start GIVEN MATERIAL

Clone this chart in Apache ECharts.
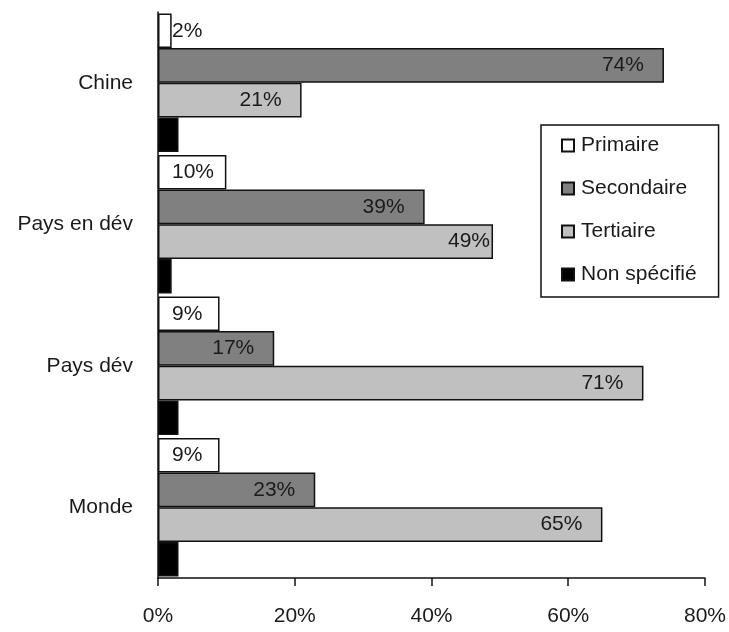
<!DOCTYPE html>
<html>
<head>
<meta charset="utf-8">
<script src="https://cdn.jsdelivr.net/npm/echarts@6/dist/echarts.min.js"></script>
<style>html,body{margin:0;padding:0;background:#fff;}#c{width:729px;height:632px;}</style>
</head>
<body>
<div id="c"></div>
<script>
const categories = ['Chine', 'Pays en dév', 'Pays dév', 'Monde'];
const seriesNames = ['Primaire', 'Secondaire', 'Tertiaire', 'Non spécifié'];
const primaire = [2, 10, 9, 9];
const secondaire = [74, 39, 17, 23];
const tertiaire = [21, 49, 71, 65];
const nonSpecifie = [3, 2, 3, 3];
const xTicks = [0, 20, 40, 60, 80];

const FONT = "'Liberation Sans', Arial, sans-serif";
const FS = 21;
const txt = '#1a1a1a';

function mkSeries(name, data, color, label) {
  return {
    name: name, type: 'bar', data: data,
    barGap: '0%', barCategoryGap: '2%',
    itemStyle: { color: color, borderColor: '#111', borderWidth: 1.5 },
    label: label,
    emphasis: { disabled: true }
  };
}
const lbl = (pos, dist) => ({ show: true, position: pos, distance: dist, formatter: '{c}%',
  color: txt, fontFamily: FONT, fontSize: FS });

const tertData = tertiaire.map((v, i) => i === 1
  ? { value: v, label: { distance: 3 } } : v);

const option = {
  animation: false,
  backgroundColor: '#fff',
  grid: { left: 158, right: 23, top: 12, bottom: 54, containLabel: false },
  xAxis: {
    type: 'value', min: xTicks[0], max: xTicks[xTicks.length - 1], interval: 20,
    axisLine: { show: true, lineStyle: { color: '#111', width: 1.5 } },
    axisTick: { show: true, length: 8, lineStyle: { color: '#111', width: 1.5 } },
    splitLine: { show: false },
    axisLabel: { formatter: '{value}%', margin: 28, color: txt, fontFamily: FONT, fontSize: FS }
  },
  yAxis: {
    type: 'category', data: categories, inverse: true,
    axisLine: { show: true, lineStyle: { color: '#111', width: 1.5 } },
    axisTick: { show: false },
    axisLabel: { margin: 25, color: txt, fontFamily: FONT, fontSize: FS }
  },
  legend: {
    orient: 'vertical', left: 541, top: 125,
    data: seriesNames,
    itemWidth: 12, itemHeight: 12, itemGap: 22,
    icon: 'rect',
    padding: [10, 22, 12, 20],
    borderColor: '#111', borderWidth: 1.5,
    backgroundColor: '#fff',
    textStyle: { color: txt, fontFamily: FONT, fontSize: FS, padding: [0, 0, 0, 2] }
  },
  series: [
    mkSeries(seriesNames[0], primaire, '#ffffff', lbl('insideLeft', 14)),
    mkSeries(seriesNames[1], secondaire, '#808080', lbl('insideRight', 20)),
    mkSeries(seriesNames[2], tertData, '#c0c0c0', lbl('insideRight', 20)),
    mkSeries(seriesNames[3], nonSpecifie, '#000000', { show: false })
  ]
};
const chart = echarts.init(document.getElementById('c'), null, { renderer: 'canvas' });
chart.setOption(option);
</script>
</body>
</html>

end GIVEN MATERIAL

_PROMPT_
Set the listing down in full and exactly. Pictures within it should not appear in the copy.

_CORRECT RESULT_
Clone this chart in Apache ECharts.
<!DOCTYPE html>
<html>
<head>
<meta charset="utf-8">
<script src="https://cdn.jsdelivr.net/npm/echarts@6/dist/echarts.min.js"></script>
<style>html,body{margin:0;padding:0;background:#fff;}#c{width:729px;height:632px;}</style>
</head>
<body>
<div id="c"></div>
<script>
const categories = ['Chine', 'Pays en dév', 'Pays dév', 'Monde'];
const seriesNames = ['Primaire', 'Secondaire', 'Tertiaire', 'Non spécifié'];
const primaire = [2, 10, 9, 9];
const secondaire = [74, 39, 17, 23];
const tertiaire = [21, 49, 71, 65];
const nonSpecifie = [3, 2, 3, 3];
const xTicks = [0, 20, 40, 60, 80];

const FONT = "'Liberation Sans', Arial, sans-serif";
const FS = 21;
const txt = '#1a1a1a';

function mkSeries(name, data, color, label) {
  return {
    name: name, type: 'bar', data: data,
    barGap: '0%', barCategoryGap: '2%',
    itemStyle: { color: color, borderColor: '#111', borderWidth: 1.5 },
    label: label,
    emphasis: { disabled: true }
  };
}
const lbl = (pos, dist) => ({ show: true, position: pos, distance: dist, formatter: '{c}%',
  color: txt, fontFamily: FONT, fontSize: FS });

const tertData = tertiaire.map((v, i) => i === 1
  ? { value: v, label: { distance: 3 } } : v);

const option = {
  animation: false,
  backgroundColor: '#fff',
  grid: { left: 158, right: 23, top: 12, bottom: 54, containLabel: false },
  xAxis: {
    type: 'value', min: xTicks[0], max: xTicks[xTicks.length - 1], interval: 20,
    axisLine: { show: true, lineStyle: { color: '#111', width: 1.5 } },
    axisTick: { show: true, length: 8, lineStyle: { color: '#111', width: 1.5 } },
    splitLine: { show: false },
    axisLabel: { formatter: '{value}%', margin: 28, color: txt, fontFamily: FONT, fontSize: FS }
  },
  yAxis: {
    type: 'category', data: categories, inverse: true,
    axisLine: { show: true, lineStyle: { color: '#111', width: 1.5 } },
    axisTick: { show: false },
    axisLabel: { margin: 25, color: txt, fontFamily: FONT, fontSize: FS }
  },
  legend: {
    orient: 'vertical', left: 541, top: 125,
    data: seriesNames,
    itemWidth: 12, itemHeight: 12, itemGap: 22,
    icon: 'rect',
    padding: [10, 22, 12, 20],
    borderColor: '#111', borderWidth: 1.5,
    backgroundColor: '#fff',
    textStyle: { color: txt, fontFamily: FONT, fontSize: FS, padding: [0, 0, 0, 2] }
  },
  series: [
    mkSeries(seriesNames[0], primaire, '#ffffff', lbl('insideLeft', 14)),
    mkSeries(seriesNames[1], secondaire, '#808080', lbl('insideRight', 20)),
    mkSeries(seriesNames[2], tertData, '#c0c0c0', lbl('insideRight', 20)),
    mkSeries(seriesNames[3], nonSpecifie, '#000000', { show: false })
  ]
};
const chart = echarts.init(document.getElementById('c'), null, { renderer: 'canvas' });
chart.setOption(option);
</script>
</body>
</html>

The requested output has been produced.